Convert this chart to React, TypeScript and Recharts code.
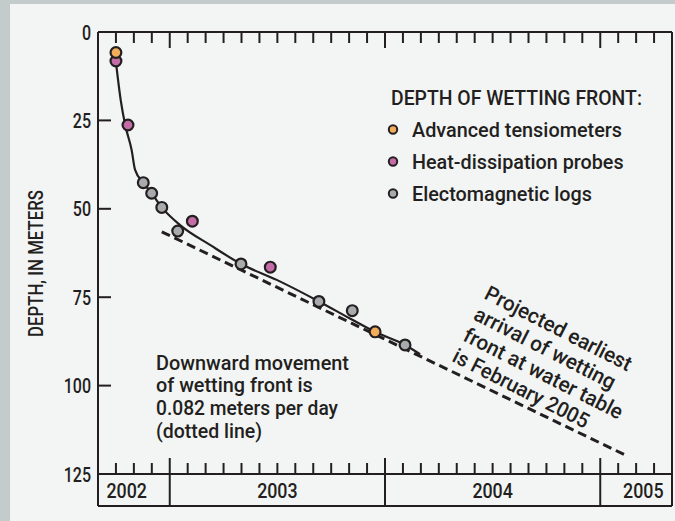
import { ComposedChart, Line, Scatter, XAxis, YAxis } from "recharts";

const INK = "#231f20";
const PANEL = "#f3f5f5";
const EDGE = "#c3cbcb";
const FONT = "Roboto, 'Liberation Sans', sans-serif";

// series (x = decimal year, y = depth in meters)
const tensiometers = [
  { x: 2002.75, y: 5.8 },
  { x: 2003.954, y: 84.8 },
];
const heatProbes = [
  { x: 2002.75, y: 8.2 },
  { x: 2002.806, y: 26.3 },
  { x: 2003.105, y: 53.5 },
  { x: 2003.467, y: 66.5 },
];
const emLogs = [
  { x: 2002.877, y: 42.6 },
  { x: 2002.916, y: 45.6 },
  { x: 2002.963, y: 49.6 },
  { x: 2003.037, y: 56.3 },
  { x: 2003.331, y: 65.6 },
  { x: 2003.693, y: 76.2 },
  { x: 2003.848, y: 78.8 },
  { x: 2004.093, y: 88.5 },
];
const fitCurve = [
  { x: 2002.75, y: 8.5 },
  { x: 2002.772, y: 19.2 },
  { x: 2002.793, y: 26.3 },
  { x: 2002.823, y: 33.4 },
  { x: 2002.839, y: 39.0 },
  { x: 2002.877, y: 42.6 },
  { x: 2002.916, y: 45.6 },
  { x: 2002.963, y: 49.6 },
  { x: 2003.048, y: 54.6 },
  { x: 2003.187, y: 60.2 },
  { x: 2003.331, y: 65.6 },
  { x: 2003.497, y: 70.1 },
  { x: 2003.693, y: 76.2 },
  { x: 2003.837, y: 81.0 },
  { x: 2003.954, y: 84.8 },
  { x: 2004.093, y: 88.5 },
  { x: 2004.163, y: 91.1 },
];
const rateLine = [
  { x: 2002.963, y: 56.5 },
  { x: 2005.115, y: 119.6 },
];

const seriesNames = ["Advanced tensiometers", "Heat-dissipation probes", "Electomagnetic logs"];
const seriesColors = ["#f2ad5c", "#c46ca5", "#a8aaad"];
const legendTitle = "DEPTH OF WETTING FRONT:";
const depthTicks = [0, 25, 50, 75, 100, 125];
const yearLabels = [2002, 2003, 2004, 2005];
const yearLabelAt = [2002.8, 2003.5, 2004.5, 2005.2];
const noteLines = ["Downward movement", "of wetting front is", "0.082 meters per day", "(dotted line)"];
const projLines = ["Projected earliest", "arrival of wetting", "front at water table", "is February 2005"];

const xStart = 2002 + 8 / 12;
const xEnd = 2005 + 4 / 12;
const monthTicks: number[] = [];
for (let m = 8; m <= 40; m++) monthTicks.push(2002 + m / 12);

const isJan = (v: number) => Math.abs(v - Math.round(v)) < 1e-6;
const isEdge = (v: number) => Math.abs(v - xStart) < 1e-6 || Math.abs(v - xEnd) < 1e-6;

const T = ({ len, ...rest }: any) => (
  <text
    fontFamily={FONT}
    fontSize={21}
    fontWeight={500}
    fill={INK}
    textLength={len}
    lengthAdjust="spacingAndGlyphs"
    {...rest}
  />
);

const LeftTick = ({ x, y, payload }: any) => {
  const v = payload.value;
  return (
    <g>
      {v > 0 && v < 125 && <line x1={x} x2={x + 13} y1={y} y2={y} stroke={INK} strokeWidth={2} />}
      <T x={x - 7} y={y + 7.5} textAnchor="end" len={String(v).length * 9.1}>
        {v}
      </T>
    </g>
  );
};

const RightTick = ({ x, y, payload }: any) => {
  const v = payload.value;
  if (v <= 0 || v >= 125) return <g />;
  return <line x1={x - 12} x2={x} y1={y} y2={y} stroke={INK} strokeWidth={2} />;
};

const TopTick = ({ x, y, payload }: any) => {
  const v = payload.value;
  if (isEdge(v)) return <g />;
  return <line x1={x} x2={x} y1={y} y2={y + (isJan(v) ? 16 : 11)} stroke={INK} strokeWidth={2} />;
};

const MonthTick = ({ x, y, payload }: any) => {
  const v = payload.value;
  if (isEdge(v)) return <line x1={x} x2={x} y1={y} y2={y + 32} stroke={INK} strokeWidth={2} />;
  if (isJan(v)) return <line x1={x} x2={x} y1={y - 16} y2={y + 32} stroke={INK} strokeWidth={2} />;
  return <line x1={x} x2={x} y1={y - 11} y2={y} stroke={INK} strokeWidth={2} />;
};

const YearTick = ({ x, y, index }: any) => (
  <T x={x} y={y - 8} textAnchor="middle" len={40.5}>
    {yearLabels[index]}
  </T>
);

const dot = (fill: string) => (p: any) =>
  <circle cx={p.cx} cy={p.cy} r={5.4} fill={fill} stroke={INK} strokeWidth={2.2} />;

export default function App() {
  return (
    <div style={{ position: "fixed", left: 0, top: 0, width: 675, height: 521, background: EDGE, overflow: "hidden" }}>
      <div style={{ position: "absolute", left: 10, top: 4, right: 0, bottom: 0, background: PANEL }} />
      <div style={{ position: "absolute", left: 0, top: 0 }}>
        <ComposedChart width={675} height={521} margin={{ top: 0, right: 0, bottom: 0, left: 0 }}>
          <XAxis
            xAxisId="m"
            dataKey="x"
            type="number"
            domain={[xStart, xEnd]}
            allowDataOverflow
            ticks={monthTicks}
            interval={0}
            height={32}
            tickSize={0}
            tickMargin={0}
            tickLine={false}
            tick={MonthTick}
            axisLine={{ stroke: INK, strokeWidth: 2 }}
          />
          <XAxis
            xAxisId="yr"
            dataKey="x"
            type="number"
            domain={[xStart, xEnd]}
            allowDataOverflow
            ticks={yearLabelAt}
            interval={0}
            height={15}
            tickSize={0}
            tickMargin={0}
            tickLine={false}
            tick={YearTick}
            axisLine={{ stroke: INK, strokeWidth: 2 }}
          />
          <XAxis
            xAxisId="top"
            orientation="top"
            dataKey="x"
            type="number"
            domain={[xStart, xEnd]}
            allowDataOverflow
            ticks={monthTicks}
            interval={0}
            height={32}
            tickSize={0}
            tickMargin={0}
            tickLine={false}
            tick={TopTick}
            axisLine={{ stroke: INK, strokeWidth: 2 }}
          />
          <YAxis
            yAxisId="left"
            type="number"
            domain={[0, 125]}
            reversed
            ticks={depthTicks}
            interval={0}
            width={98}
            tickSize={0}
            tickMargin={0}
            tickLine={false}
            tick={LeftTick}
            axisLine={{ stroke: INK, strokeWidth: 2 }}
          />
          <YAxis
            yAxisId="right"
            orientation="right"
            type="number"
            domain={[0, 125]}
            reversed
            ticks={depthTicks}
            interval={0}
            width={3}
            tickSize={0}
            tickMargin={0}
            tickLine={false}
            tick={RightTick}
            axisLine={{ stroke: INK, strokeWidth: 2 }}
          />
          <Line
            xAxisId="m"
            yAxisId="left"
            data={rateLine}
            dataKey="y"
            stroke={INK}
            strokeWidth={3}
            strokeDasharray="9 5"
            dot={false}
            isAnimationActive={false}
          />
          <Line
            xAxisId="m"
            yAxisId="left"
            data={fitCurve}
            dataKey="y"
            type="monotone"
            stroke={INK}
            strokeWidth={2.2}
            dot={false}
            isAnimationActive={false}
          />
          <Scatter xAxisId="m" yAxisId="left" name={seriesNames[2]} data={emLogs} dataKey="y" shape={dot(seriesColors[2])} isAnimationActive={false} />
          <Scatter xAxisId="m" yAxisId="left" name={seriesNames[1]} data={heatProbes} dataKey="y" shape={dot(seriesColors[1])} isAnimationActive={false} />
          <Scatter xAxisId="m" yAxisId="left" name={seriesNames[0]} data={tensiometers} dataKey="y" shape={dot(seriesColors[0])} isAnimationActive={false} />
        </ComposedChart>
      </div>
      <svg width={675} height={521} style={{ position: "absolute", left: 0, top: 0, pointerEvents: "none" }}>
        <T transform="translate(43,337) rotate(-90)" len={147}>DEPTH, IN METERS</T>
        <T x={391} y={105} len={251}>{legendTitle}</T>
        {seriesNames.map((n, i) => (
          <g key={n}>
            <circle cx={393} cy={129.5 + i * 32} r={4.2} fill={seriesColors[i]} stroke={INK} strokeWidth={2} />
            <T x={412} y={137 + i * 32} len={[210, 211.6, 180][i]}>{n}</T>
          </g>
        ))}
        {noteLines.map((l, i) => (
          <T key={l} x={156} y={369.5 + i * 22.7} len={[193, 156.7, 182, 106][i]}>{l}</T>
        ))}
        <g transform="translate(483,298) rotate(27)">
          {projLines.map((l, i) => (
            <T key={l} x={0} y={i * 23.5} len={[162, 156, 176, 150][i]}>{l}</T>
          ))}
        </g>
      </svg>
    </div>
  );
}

• • • •

DIRECTIONS FOR THIS TASK: Write out an exact copy of the listing, first line through the line containing "for (let m = 8;", with the pictures left out.

RESULT FOR THIS EXERCISE:
Convert this chart to React, TypeScript and Recharts code.
import { ComposedChart, Line, Scatter, XAxis, YAxis } from "recharts";

const INK = "#231f20";
const PANEL = "#f3f5f5";
const EDGE = "#c3cbcb";
const FONT = "Roboto, 'Liberation Sans', sans-serif";

// series (x = decimal year, y = depth in meters)
const tensiometers = [
  { x: 2002.75, y: 5.8 },
  { x: 2003.954, y: 84.8 },
];
const heatProbes = [
  { x: 2002.75, y: 8.2 },
  { x: 2002.806, y: 26.3 },
  { x: 2003.105, y: 53.5 },
  { x: 2003.467, y: 66.5 },
];
const emLogs = [
  { x: 2002.877, y: 42.6 },
  { x: 2002.916, y: 45.6 },
  { x: 2002.963, y: 49.6 },
  { x: 2003.037, y: 56.3 },
  { x: 2003.331, y: 65.6 },
  { x: 2003.693, y: 76.2 },
  { x: 2003.848, y: 78.8 },
  { x: 2004.093, y: 88.5 },
];
const fitCurve = [
  { x: 2002.75, y: 8.5 },
  { x: 2002.772, y: 19.2 },
  { x: 2002.793, y: 26.3 },
  { x: 2002.823, y: 33.4 },
  { x: 2002.839, y: 39.0 },
  { x: 2002.877, y: 42.6 },
  { x: 2002.916, y: 45.6 },
  { x: 2002.963, y: 49.6 },
  { x: 2003.048, y: 54.6 },
  { x: 2003.187, y: 60.2 },
  { x: 2003.331, y: 65.6 },
  { x: 2003.497, y: 70.1 },
  { x: 2003.693, y: 76.2 },
  { x: 2003.837, y: 81.0 },
  { x: 2003.954, y: 84.8 },
  { x: 2004.093, y: 88.5 },
  { x: 2004.163, y: 91.1 },
];
const rateLine = [
  { x: 2002.963, y: 56.5 },
  { x: 2005.115, y: 119.6 },
];

const seriesNames = ["Advanced tensiometers", "Heat-dissipation probes", "Electomagnetic logs"];
const seriesColors = ["#f2ad5c", "#c46ca5", "#a8aaad"];
const legendTitle = "DEPTH OF WETTING FRONT:";
const depthTicks = [0, 25, 50, 75, 100, 125];
const yearLabels = [2002, 2003, 2004, 2005];
const yearLabelAt = [2002.8, 2003.5, 2004.5, 2005.2];
const noteLines = ["Downward movement", "of wetting front is", "0.082 meters per day", "(dotted line)"];
const projLines = ["Projected earliest", "arrival of wetting", "front at water table", "is February 2005"];

const xStart = 2002 + 8 / 12;
const xEnd = 2005 + 4 / 12;
const monthTicks: number[] = [];
for (let m = 8; m <= 40; m++) monthTicks.push(2002 + m / 12);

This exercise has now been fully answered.